**INSTRUCTION**: Your task is to extract every line from the material below exactly.

**SUPPLIED DATA**:

[start]

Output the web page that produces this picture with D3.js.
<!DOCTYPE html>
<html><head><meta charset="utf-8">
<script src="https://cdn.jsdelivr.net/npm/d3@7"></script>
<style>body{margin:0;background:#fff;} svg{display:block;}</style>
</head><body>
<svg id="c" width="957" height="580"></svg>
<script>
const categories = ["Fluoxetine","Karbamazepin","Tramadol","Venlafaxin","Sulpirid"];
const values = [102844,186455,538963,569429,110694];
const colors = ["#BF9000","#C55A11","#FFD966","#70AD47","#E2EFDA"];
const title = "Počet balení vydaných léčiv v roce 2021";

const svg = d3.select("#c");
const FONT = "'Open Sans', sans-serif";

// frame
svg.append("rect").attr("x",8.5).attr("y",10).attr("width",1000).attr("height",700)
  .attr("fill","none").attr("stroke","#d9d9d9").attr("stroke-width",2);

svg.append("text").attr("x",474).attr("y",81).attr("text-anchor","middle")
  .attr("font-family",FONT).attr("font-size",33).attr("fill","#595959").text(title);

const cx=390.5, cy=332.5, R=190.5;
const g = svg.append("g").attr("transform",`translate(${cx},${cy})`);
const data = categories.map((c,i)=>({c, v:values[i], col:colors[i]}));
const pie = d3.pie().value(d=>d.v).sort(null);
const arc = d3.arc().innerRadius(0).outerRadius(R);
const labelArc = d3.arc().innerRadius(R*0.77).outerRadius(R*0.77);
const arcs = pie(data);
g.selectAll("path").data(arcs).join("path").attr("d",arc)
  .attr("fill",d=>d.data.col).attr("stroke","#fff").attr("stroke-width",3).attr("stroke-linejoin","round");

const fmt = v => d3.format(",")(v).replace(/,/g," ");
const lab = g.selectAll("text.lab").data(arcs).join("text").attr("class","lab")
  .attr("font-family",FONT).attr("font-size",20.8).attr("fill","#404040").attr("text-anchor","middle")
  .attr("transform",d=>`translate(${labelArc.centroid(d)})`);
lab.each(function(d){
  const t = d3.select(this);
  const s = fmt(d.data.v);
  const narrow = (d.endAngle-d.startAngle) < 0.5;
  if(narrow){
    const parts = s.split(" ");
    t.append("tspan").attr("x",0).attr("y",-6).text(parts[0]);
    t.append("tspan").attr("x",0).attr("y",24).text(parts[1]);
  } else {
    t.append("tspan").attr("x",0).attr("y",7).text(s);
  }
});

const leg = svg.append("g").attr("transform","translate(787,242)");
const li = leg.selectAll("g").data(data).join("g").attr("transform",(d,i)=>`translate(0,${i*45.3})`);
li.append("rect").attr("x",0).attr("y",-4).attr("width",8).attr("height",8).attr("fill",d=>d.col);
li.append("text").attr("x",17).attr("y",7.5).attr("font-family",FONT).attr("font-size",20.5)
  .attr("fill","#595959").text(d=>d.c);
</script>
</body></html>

[end]

**EXERCISE ANSWER**:
Output the web page that produces this picture with D3.js.
<!DOCTYPE html>
<html><head><meta charset="utf-8">
<script src="https://cdn.jsdelivr.net/npm/d3@7"></script>
<style>body{margin:0;background:#fff;} svg{display:block;}</style>
</head><body>
<svg id="c" width="957" height="580"></svg>
<script>
const categories = ["Fluoxetine","Karbamazepin","Tramadol","Venlafaxin","Sulpirid"];
const values = [102844,186455,538963,569429,110694];
const colors = ["#BF9000","#C55A11","#FFD966","#70AD47","#E2EFDA"];
const title = "Počet balení vydaných léčiv v roce 2021";

const svg = d3.select("#c");
const FONT = "'Open Sans', sans-serif";

// frame
svg.append("rect").attr("x",8.5).attr("y",10).attr("width",1000).attr("height",700)
  .attr("fill","none").attr("stroke","#d9d9d9").attr("stroke-width",2);

svg.append("text").attr("x",474).attr("y",81).attr("text-anchor","middle")
  .attr("font-family",FONT).attr("font-size",33).attr("fill","#595959").text(title);

const cx=390.5, cy=332.5, R=190.5;
const g = svg.append("g").attr("transform",`translate(${cx},${cy})`);
const data = categories.map((c,i)=>({c, v:values[i], col:colors[i]}));
const pie = d3.pie().value(d=>d.v).sort(null);
const arc = d3.arc().innerRadius(0).outerRadius(R);
const labelArc = d3.arc().innerRadius(R*0.77).outerRadius(R*0.77);
const arcs = pie(data);
g.selectAll("path").data(arcs).join("path").attr("d",arc)
  .attr("fill",d=>d.data.col).attr("stroke","#fff").attr("stroke-width",3).attr("stroke-linejoin","round");

const fmt = v => d3.format(",")(v).replace(/,/g," ");
const lab = g.selectAll("text.lab").data(arcs).join("text").attr("class","lab")
  .attr("font-family",FONT).attr("font-size",20.8).attr("fill","#404040").attr("text-anchor","middle")
  .attr("transform",d=>`translate(${labelArc.centroid(d)})`);
lab.each(function(d){
  const t = d3.select(this);
  const s = fmt(d.data.v);
  const narrow = (d.endAngle-d.startAngle) < 0.5;
  if(narrow){
    const parts = s.split(" ");
    t.append("tspan").attr("x",0).attr("y",-6).text(parts[0]);
    t.append("tspan").attr("x",0).attr("y",24).text(parts[1]);
  } else {
    t.append("tspan").attr("x",0).attr("y",7).text(s);
  }
});

const leg = svg.append("g").attr("transform","translate(787,242)");
const li = leg.selectAll("g").data(data).join("g").attr("transform",(d,i)=>`translate(0,${i*45.3})`);
li.append("rect").attr("x",0).attr("y",-4).attr("width",8).attr("height",8).attr("fill",d=>d.col);
li.append("text").attr("x",17).attr("y",7.5).attr("font-family",FONT).attr("font-size",20.5)
  .attr("fill","#595959").text(d=>d.c);
</script>
</body></html>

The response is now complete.